*SOURCE MATERIAL*.
= = = =

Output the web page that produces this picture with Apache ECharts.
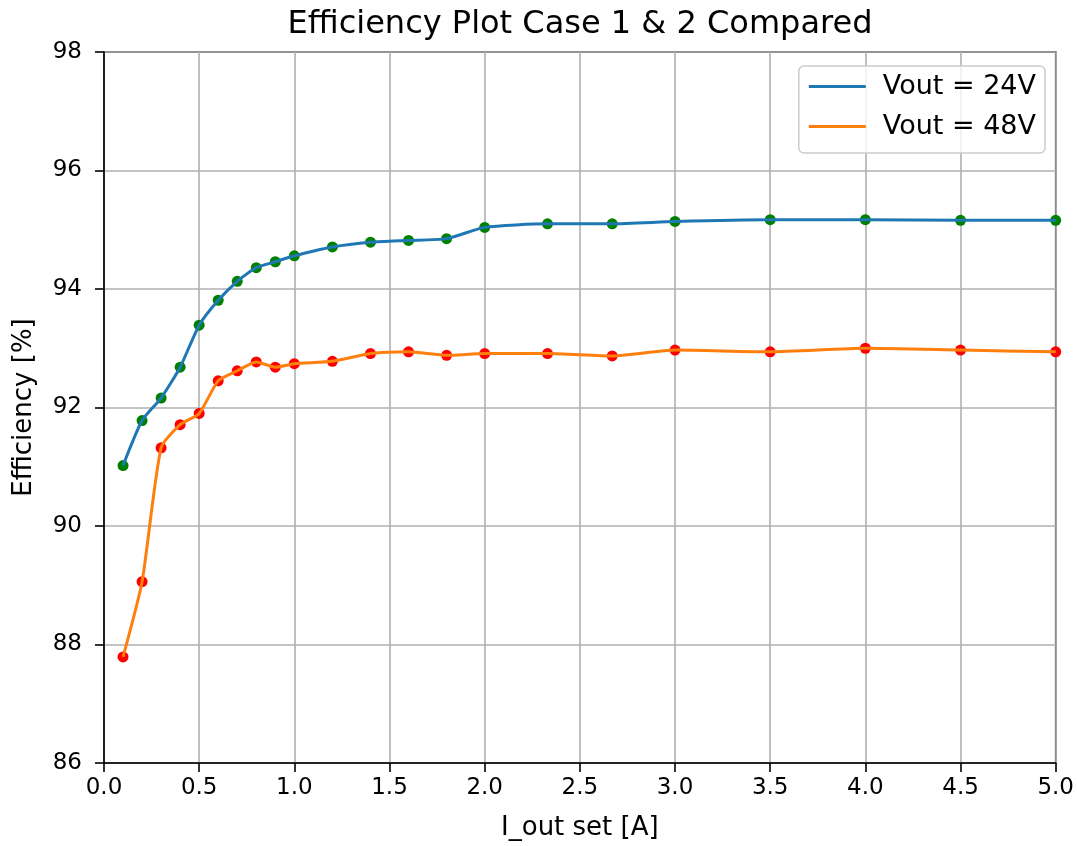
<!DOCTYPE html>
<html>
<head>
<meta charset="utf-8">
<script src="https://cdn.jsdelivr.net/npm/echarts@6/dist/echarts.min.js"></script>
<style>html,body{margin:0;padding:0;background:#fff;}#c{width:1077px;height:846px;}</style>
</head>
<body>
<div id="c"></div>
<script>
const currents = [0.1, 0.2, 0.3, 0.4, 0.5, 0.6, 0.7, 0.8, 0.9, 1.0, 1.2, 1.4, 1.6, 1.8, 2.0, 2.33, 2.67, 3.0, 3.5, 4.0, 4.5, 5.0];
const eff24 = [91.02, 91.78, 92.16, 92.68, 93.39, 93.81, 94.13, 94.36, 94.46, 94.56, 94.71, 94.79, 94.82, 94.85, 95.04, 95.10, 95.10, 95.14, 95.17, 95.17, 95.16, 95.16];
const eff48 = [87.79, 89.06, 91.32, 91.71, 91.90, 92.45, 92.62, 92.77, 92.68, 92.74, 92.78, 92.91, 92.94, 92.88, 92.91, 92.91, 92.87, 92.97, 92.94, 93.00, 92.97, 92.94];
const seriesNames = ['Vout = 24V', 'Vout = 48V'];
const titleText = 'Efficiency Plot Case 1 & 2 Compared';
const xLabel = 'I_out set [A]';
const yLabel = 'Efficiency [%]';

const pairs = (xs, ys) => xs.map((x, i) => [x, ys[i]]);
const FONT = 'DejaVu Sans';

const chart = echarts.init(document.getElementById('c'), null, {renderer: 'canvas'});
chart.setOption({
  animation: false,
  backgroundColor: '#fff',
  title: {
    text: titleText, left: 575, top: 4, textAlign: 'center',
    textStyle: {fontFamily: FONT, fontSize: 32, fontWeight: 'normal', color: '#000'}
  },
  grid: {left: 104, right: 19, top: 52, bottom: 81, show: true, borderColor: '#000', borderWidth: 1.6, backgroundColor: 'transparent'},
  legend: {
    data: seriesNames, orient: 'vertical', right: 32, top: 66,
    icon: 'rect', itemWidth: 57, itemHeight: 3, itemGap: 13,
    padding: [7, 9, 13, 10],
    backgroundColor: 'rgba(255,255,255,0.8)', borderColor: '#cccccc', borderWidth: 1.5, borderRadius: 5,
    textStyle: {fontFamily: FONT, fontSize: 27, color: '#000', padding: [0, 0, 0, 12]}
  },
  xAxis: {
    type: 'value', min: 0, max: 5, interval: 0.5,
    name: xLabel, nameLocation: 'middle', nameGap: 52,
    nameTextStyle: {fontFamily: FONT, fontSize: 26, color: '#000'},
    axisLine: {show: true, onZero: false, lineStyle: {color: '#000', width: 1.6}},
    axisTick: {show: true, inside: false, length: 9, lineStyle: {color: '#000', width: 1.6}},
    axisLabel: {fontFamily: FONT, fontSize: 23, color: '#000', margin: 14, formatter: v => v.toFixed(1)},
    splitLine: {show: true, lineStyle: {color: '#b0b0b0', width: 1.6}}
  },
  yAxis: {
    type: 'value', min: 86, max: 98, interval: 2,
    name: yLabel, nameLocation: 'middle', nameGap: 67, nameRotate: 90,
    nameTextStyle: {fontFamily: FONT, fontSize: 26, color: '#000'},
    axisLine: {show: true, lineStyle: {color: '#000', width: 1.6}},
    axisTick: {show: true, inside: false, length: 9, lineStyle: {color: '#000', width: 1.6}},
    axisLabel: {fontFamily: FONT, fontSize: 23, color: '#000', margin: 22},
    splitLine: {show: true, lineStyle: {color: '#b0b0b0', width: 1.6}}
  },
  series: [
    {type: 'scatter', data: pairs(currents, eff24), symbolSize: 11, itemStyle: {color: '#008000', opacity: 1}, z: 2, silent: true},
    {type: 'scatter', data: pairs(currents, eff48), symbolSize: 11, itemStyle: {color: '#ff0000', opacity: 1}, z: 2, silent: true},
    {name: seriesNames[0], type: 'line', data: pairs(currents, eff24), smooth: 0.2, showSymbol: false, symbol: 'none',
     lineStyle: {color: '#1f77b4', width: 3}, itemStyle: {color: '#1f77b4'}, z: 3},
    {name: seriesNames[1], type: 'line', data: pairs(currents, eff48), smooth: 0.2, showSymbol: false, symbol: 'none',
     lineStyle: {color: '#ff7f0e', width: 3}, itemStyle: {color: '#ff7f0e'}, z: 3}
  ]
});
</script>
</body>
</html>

= = = =

*WHAT THE TASK ASKS*. Strip out the pictures and quote the remaining data word for word.

*COMPLETED EXERCISE*.
Output the web page that produces this picture with Apache ECharts.
<!DOCTYPE html>
<html>
<head>
<meta charset="utf-8">
<script src="https://cdn.jsdelivr.net/npm/echarts@6/dist/echarts.min.js"></script>
<style>html,body{margin:0;padding:0;background:#fff;}#c{width:1077px;height:846px;}</style>
</head>
<body>
<div id="c"></div>
<script>
const currents = [0.1, 0.2, 0.3, 0.4, 0.5, 0.6, 0.7, 0.8, 0.9, 1.0, 1.2, 1.4, 1.6, 1.8, 2.0, 2.33, 2.67, 3.0, 3.5, 4.0, 4.5, 5.0];
const eff24 = [91.02, 91.78, 92.16, 92.68, 93.39, 93.81, 94.13, 94.36, 94.46, 94.56, 94.71, 94.79, 94.82, 94.85, 95.04, 95.10, 95.10, 95.14, 95.17, 95.17, 95.16, 95.16];
const eff48 = [87.79, 89.06, 91.32, 91.71, 91.90, 92.45, 92.62, 92.77, 92.68, 92.74, 92.78, 92.91, 92.94, 92.88, 92.91, 92.91, 92.87, 92.97, 92.94, 93.00, 92.97, 92.94];
const seriesNames = ['Vout = 24V', 'Vout = 48V'];
const titleText = 'Efficiency Plot Case 1 & 2 Compared';
const xLabel = 'I_out set [A]';
const yLabel = 'Efficiency [%]';

const pairs = (xs, ys) => xs.map((x, i) => [x, ys[i]]);
const FONT = 'DejaVu Sans';

const chart = echarts.init(document.getElementById('c'), null, {renderer: 'canvas'});
chart.setOption({
  animation: false,
  backgroundColor: '#fff',
  title: {
    text: titleText, left: 575, top: 4, textAlign: 'center',
    textStyle: {fontFamily: FONT, fontSize: 32, fontWeight: 'normal', color: '#000'}
  },
  grid: {left: 104, right: 19, top: 52, bottom: 81, show: true, borderColor: '#000', borderWidth: 1.6, backgroundColor: 'transparent'},
  legend: {
    data: seriesNames, orient: 'vertical', right: 32, top: 66,
    icon: 'rect', itemWidth: 57, itemHeight: 3, itemGap: 13,
    padding: [7, 9, 13, 10],
    backgroundColor: 'rgba(255,255,255,0.8)', borderColor: '#cccccc', borderWidth: 1.5, borderRadius: 5,
    textStyle: {fontFamily: FONT, fontSize: 27, color: '#000', padding: [0, 0, 0, 12]}
  },
  xAxis: {
    type: 'value', min: 0, max: 5, interval: 0.5,
    name: xLabel, nameLocation: 'middle', nameGap: 52,
    nameTextStyle: {fontFamily: FONT, fontSize: 26, color: '#000'},
    axisLine: {show: true, onZero: false, lineStyle: {color: '#000', width: 1.6}},
    axisTick: {show: true, inside: false, length: 9, lineStyle: {color: '#000', width: 1.6}},
    axisLabel: {fontFamily: FONT, fontSize: 23, color: '#000', margin: 14, formatter: v => v.toFixed(1)},
    splitLine: {show: true, lineStyle: {color: '#b0b0b0', width: 1.6}}
  },
  yAxis: {
    type: 'value', min: 86, max: 98, interval: 2,
    name: yLabel, nameLocation: 'middle', nameGap: 67, nameRotate: 90,
    nameTextStyle: {fontFamily: FONT, fontSize: 26, color: '#000'},
    axisLine: {show: true, lineStyle: {color: '#000', width: 1.6}},
    axisTick: {show: true, inside: false, length: 9, lineStyle: {color: '#000', width: 1.6}},
    axisLabel: {fontFamily: FONT, fontSize: 23, color: '#000', margin: 22},
    splitLine: {show: true, lineStyle: {color: '#b0b0b0', width: 1.6}}
  },
  series: [
    {type: 'scatter', data: pairs(currents, eff24), symbolSize: 11, itemStyle: {color: '#008000', opacity: 1}, z: 2, silent: true},
    {type: 'scatter', data: pairs(currents, eff48), symbolSize: 11, itemStyle: {color: '#ff0000', opacity: 1}, z: 2, silent: true},
    {name: seriesNames[0], type: 'line', data: pairs(currents, eff24), smooth: 0.2, showSymbol: false, symbol: 'none',
     lineStyle: {color: '#1f77b4', width: 3}, itemStyle: {color: '#1f77b4'}, z: 3},
    {name: seriesNames[1], type: 'line', data: pairs(currents, eff48), smooth: 0.2, showSymbol: false, symbol: 'none',
     lineStyle: {color: '#ff7f0e', width: 3}, itemStyle: {color: '#ff7f0e'}, z: 3}
  ]
});
</script>
</body>
</html>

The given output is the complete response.